As Lataji’s singing style matured under master music directors, her voice helped heroines who acted or danced to her tunes catapult to stardom, such as Madhubala, Meena Kumari, Nargis, Ameeta, Beena Rai, Waheeda Rehman, Vyjayanthimala Bali, Tanuja, Sharmila Tagore, Asha Parekh, Nutan, Saira Bano, Sadhana Shivdasani, Babita Kapoor, Zeenat Aman, Parveen Babi, Hema Malini, Rekha, Sridevi, Neetu Singh, Madhuri Dixit, and many others in the post-1980s, right down to the youngsters, notably, Kajol, Rani Mukherjee and Karisma Kapoor.
After the exit of Noorjehan from India and the fading away of other stalwart female singers, by the late 1950s/early 1960s, Lataji was firmly perched on the top of the heap and brooked no nonsense from anyone — producers, directors, composers, siblings or contemporaries — attempting to clamber anywhere close to her roost.
Bollywood is full of stories of how Lataji ring-fenced her position till the very end, often raising the hackles of her female peers, although male singers, such as Mohammed Rafi, Mukesh, Kishore Kumar, Mahendra Kapoor and Manna Dey (all deceased) and others, chose to maintain a professional rapport with her.
Nevertheless, there were tales of how Rafi once bore the brunt of her “other side”, or certain composers quivering as she gently declined to sing for them after they allegedly dared to commission some other female singers, for whatever reason.
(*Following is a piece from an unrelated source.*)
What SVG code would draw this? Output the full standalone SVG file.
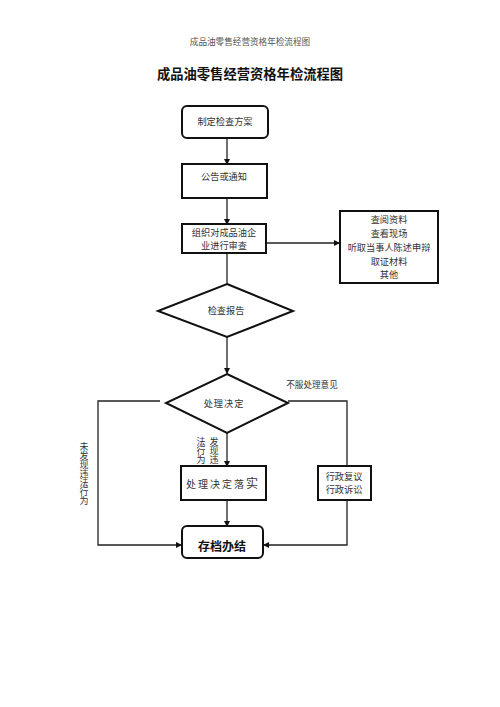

Of course, powerful filmmakers such as Mehboob Khan, Raj Kapoor, Kamal Amrohi, Dev Anand, Shakti Samanta, B.R. Chopra, Yash Chopra and the likes had no time for tantrums.
Born on September 28, 1929, as the oldest child of a musically inclined family in Indore (Madhya Pradesh) — comprising father Dinanath, Lataji, Meena (Khadilkar), Asha (Bhosale), Usha and sole brother Hridaynath — she was tutored by her dad from the age of five and also acted in his musical stage plays, till death in 1942.
Helped by a close family friend, Master Vinayak D. Karnataki, she got a foothold in singing and acting that year with a first Marathi song and a maiden Hindi song in 1943 before shifting to the film industry capital in 1945.
In Bombay (now, Mumbai), she learnt classical music and continued singing the odd songs, till her big break with ‘Dil Mera Toda, Mujhe Kahinka Na Chhoda’ (‘Majboor’, 1948), with full help from Ghulam Haider, whom she later described as her “godfather”.
With a colossus such as Noorjehan still around, Lataji continued her with a few more hits — ‘Aayega Aanewala’ (‘Mahal’, 1949) and ‘Uthaye Ja Unke Sitam’ (‘Andaz’, 1949), heralding her entry with a bang in big-time Bollywood.
Simultaneously, she sang in different Indian languages with aplomb, non-film songs, with her range encompassing classical, tragic, melodious, erotic, melancholic, light, mischievous, depending on the composer, or the heroine, or the song situation.
After the seniors passed away or faded out, Lataji sang expertly and easily with the gen next of male singers such as S.P. Balasubramaniam, Amit Kumar, Shabbir Kumar, Nitin Mukesh, Anwar, Udit Narayan and Sonu Nigam, and astounded her listeners with the seemingly “undying” power and youthfulness of her golden voice.
Over the decades, she was decorated with a multitude of rewards and honours — three Padma awards, five Filmfare Awards, the Dadasaheb Phalke Award — capped by the Bharat Ratna in 2001. More than that, state governments named awards and institutions after her.
Lataji sang at prestigious live concerts or charitable events, enthralling global audiences, picked up more overseas accolades, such as France’s highest civilian honour, Officer of the Legion of Honour, in 2007, briefly dabbled in high-end merchandise, such as signature jewellery and perfumes, launched a production and music house, and entered into international music collaborations.
Death has only removed her physically. The legacies she leaves behind will outlive her for decades.